The 4n+2 rule
Opened this issue · 0 comments
There are too many ad hoc cases that are meant to catch generic errors but mainly happen due to violations of the 4n+2 rule for aromaticity.
From a simplistic point of view, this would detect if a set of bonds composing a ring and its substituent is aromatic:
def obeys_4n2(mol: Chem.Mol, bonds: Sequence[Chem.Bond]):
# 4N+2 rule
is_aromatic_bond = lambda bond: bond.GetBondType() in (Chem.BondType.AROMATIC, Chem.BondType.DOUBLE)
pis = len(tuple(filter(is_aromatic_bond, bonds)))
return (pis - 2) % 4 == 0
The double bond in there for substituents is for xanthine and friends.

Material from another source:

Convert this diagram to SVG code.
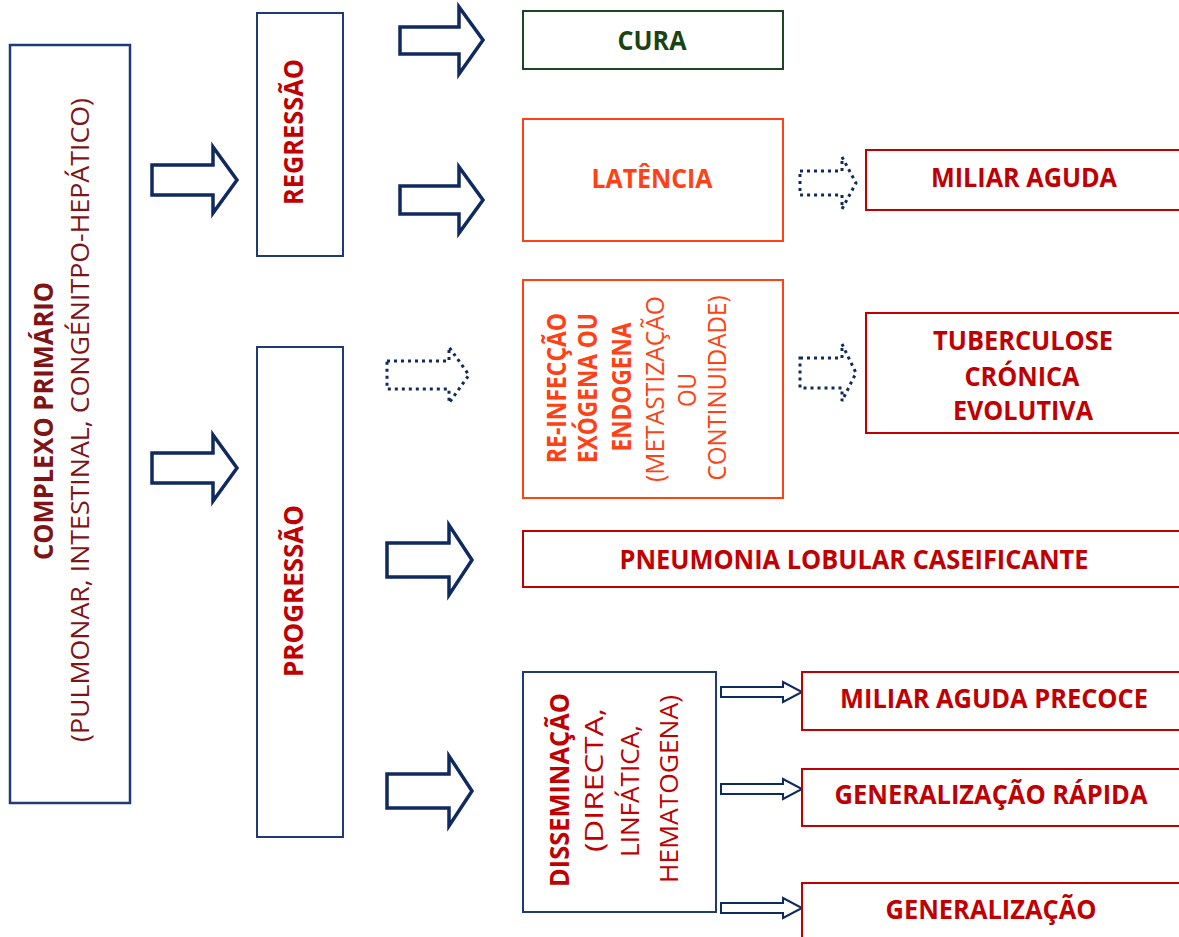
<svg xmlns="http://www.w3.org/2000/svg" xmlns:xlink="http://www.w3.org/1999/xlink" width="1179" height="937" viewBox="0 0 1179 937">
<style>
text{font-family:"Open Sans","Liberation Sans",sans-serif;font-size:26px;}
.b{font-weight:bold;}
.r{font-weight:normal;}
.navybox{fill:#fff;stroke:#1f3a75;stroke-width:2.5;}
.redbox{fill:#fff;stroke:#c00000;stroke-width:2;}
.orbox{fill:#fff;stroke:#ff4115;stroke-width:2;}
.grbox{fill:#fff;stroke:#1e4620;stroke-width:2;}
.maroon{fill:#7f1417;}
.red{fill:#c00000;}
.or{fill:#ff4115;}
.gr{fill:#1a4314;}
.big{fill:#fff;stroke:#0f2a5e;stroke-width:3.5;stroke-linejoin:miter;}
.dot{fill:none;stroke:#0f2a5e;stroke-width:3;stroke-dasharray:3 4;}
.small{fill:#fff;stroke:#0f2a5e;stroke-width:2;}
</style>
<defs>
<path id="bigArrow" d="M0,-15 H61 V-33 L85,0 L61,33 V15 H0 Z"/>
</defs>
<rect width="1179" height="937" fill="#fff"/>

<g id="connectors">
<use href="#bigArrow" class="big" x="152" y="180"/>
<use href="#bigArrow" class="big" x="152" y="468"/>
<path class="big" d="M400,27 H459 V7 L483,40 L459,74 V54 H400 Z"/>
<path class="big" d="M400,186 H459 V167 L483,200 L459,233 V214 H400 Z"/>
<path class="big" d="M387,543 H449 V525 L472,560 L449,595 V577 H387 Z"/>
<path class="big" d="M387,774 H449 V756 L472,791 L449,826 V808 H387 Z"/>
<path class="dot" d="M387,361 H449 V347 L469,375 L449,403 V389 H387 Z"/>
<path class="dot" d="M800,171 H842 V157 L856,183 L842,209 V195 H800 Z"/>
<path class="dot" d="M800,358 H842 V344 L856,373 L842,401 V388 H800 Z"/>
<path class="small" d="M721,687 H783 V682 L802,692 L783,702 V697 H721 Z"/>
<path class="small" d="M721,784 H783 V779 L802,789 L783,799 V794 H721 Z"/>
<path class="small" d="M721,903 H783 V898 L802,908 L783,918 V913 H721 Z"/>
</g>

<g id="complexo">
<rect class="navybox" x="10" y="45" width="120" height="758"/>
<text class="b maroon" font-size="28" text-anchor="middle" transform="translate(53,421) rotate(-90)" textLength="278" lengthAdjust="spacingAndGlyphs">COMPLEXO PRIMÁRIO</text>
<text class="r maroon" font-size="28" text-anchor="middle" transform="translate(89,420) rotate(-90)" textLength="644" lengthAdjust="spacingAndGlyphs">(PULMONAR, INTESTINAL, CONGÉNITPO-HEPÁTICO)</text>
</g>

<g id="regressao">
<rect class="navybox" x="257" y="13" width="86" height="243" style="stroke-width:2"/>
<text class="b red" text-anchor="middle" transform="translate(303,132) rotate(-90)" textLength="146" lengthAdjust="spacingAndGlyphs">REGRESSÃO</text>
</g>

<g id="progressao">
<rect class="navybox" x="257" y="347" width="86" height="490" style="stroke-width:2"/>
<text class="b red" text-anchor="middle" transform="translate(303,591) rotate(-90)" textLength="172" lengthAdjust="spacingAndGlyphs">PROGRESSÃO</text>
</g>

<g id="cura">
<rect class="grbox" x="523" y="11" width="260" height="58"/>
<text class="b gr" x="652" y="50" text-anchor="middle" textLength="69" lengthAdjust="spacingAndGlyphs">CURA</text>
</g>

<g id="latencia">
<rect class="orbox" x="523" y="119" width="260" height="122"/>
<text class="b or" x="652" y="188" text-anchor="middle" textLength="121" lengthAdjust="spacingAndGlyphs">LATÊNCIA</text>
</g>

<g id="reinfeccao">
<rect class="orbox" x="523" y="280" width="260" height="218"/>
<text class="b or" text-anchor="middle" transform="translate(566,388) rotate(-90)" textLength="150" lengthAdjust="spacingAndGlyphs">RE-INFECÇÃO</text>
<text class="b or" text-anchor="middle" transform="translate(597,388) rotate(-90)" textLength="150" lengthAdjust="spacingAndGlyphs">EXÓGENA OU</text>
<text class="b or" text-anchor="middle" transform="translate(631,387) rotate(-90)" textLength="129" lengthAdjust="spacingAndGlyphs">ENDOGENA</text>
<text class="r or" text-anchor="middle" transform="translate(664,389) rotate(-90)" textLength="186" lengthAdjust="spacingAndGlyphs">(METASTIZAÇÃO</text>
<text class="r or" text-anchor="middle" transform="translate(696,390) rotate(-90)" textLength="34" lengthAdjust="spacingAndGlyphs">OU</text>
<text class="r or" text-anchor="middle" transform="translate(726,388) rotate(-90)" textLength="185" lengthAdjust="spacingAndGlyphs">CONTINUIDADE)</text>
</g>

<g id="miliar-aguda">
<rect class="redbox" x="866" y="150" width="316" height="60"/>
<text class="b red" x="1024" y="187" text-anchor="middle" textLength="186" lengthAdjust="spacingAndGlyphs">MILIAR AGUDA</text>
</g>

<g id="tuberculose">
<rect class="redbox" x="866" y="313" width="316" height="120"/>
<text class="b red" x="1023" y="350" text-anchor="middle" textLength="180" lengthAdjust="spacingAndGlyphs">TUBERCULOSE</text>
<text class="b red" x="1022" y="386" text-anchor="middle" textLength="115" lengthAdjust="spacingAndGlyphs">CRÓNICA</text>
<text class="b red" x="1023" y="420" text-anchor="middle" textLength="140" lengthAdjust="spacingAndGlyphs">EVOLUTIVA</text>
</g>

<g id="pneumonia">
<rect class="redbox" x="523" y="531" width="659" height="56"/>
<text class="b red" x="854" y="569" text-anchor="middle" textLength="469" lengthAdjust="spacingAndGlyphs">PNEUMONIA LOBULAR CASEIFICANTE</text>
</g>

<g id="disseminacao">
<rect class="navybox" x="523" y="672" width="193" height="240" style="stroke-width:2"/>
<text class="b red" text-anchor="middle" transform="translate(569,790) rotate(-90)" textLength="194" lengthAdjust="spacingAndGlyphs">DISSEMINAÇÃO</text>
<text class="r red" text-anchor="middle" transform="translate(603,780) rotate(-90)" textLength="144" lengthAdjust="spacingAndGlyphs">(DIRECTA,</text>
<text class="r red" text-anchor="middle" transform="translate(639,791) rotate(-90)" textLength="132" lengthAdjust="spacingAndGlyphs">LINFÁTICA,</text>
<text class="r red" text-anchor="middle" transform="translate(678,789) rotate(-90)" textLength="188" lengthAdjust="spacingAndGlyphs">HEMATOGENA)</text>
</g>

<g id="miliar-precoce">
<rect class="redbox" x="802" y="672" width="380" height="58"/>
<text class="b red" x="994" y="708" text-anchor="middle" textLength="308" lengthAdjust="spacingAndGlyphs">MILIAR AGUDA PRECOCE</text>
</g>

<g id="generalizacao-rapida">
<rect class="redbox" x="802" y="769" width="380" height="57"/>
<text class="b red" x="991" y="804" text-anchor="middle" textLength="313" lengthAdjust="spacingAndGlyphs">GENERALIZAÇÃO RÁPIDA</text>
</g>

<g id="generalizacao">
<rect class="redbox" x="802" y="883" width="380" height="60"/>
<text class="b red" x="991" y="919" text-anchor="middle" textLength="211" lengthAdjust="spacingAndGlyphs">GENERALIZAÇÃO</text>
</g>
</svg>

Expanding the list of bonds to include the substituents is easy:
bonds: List[Chem.Bond] = list(map(mol.GetBondWithIdx, bond_idxs))
exbond_idxs: Set[int] = set()
for bond in bonds:
for atom in (bond.GetBeginAtom(), bond.GetEndAtom()):
exbond_idxs.update(map(Chem.Bond.GetIdx, atom.GetBonds()))
exbonds: List[Chem.Bond] = list(map(mol.GetBondWithIdx, exbond_idxs))
But this does not include other rings, so the bonds should include all in the conjugation system. Think cyanine dyes... That is too complicated.
Plus charged/protonated atoms are not considered (e.g. indole). This is currently done in a rather random manner.
Ideally, were this module to be perfect this would need to be considered. For now this will not be done.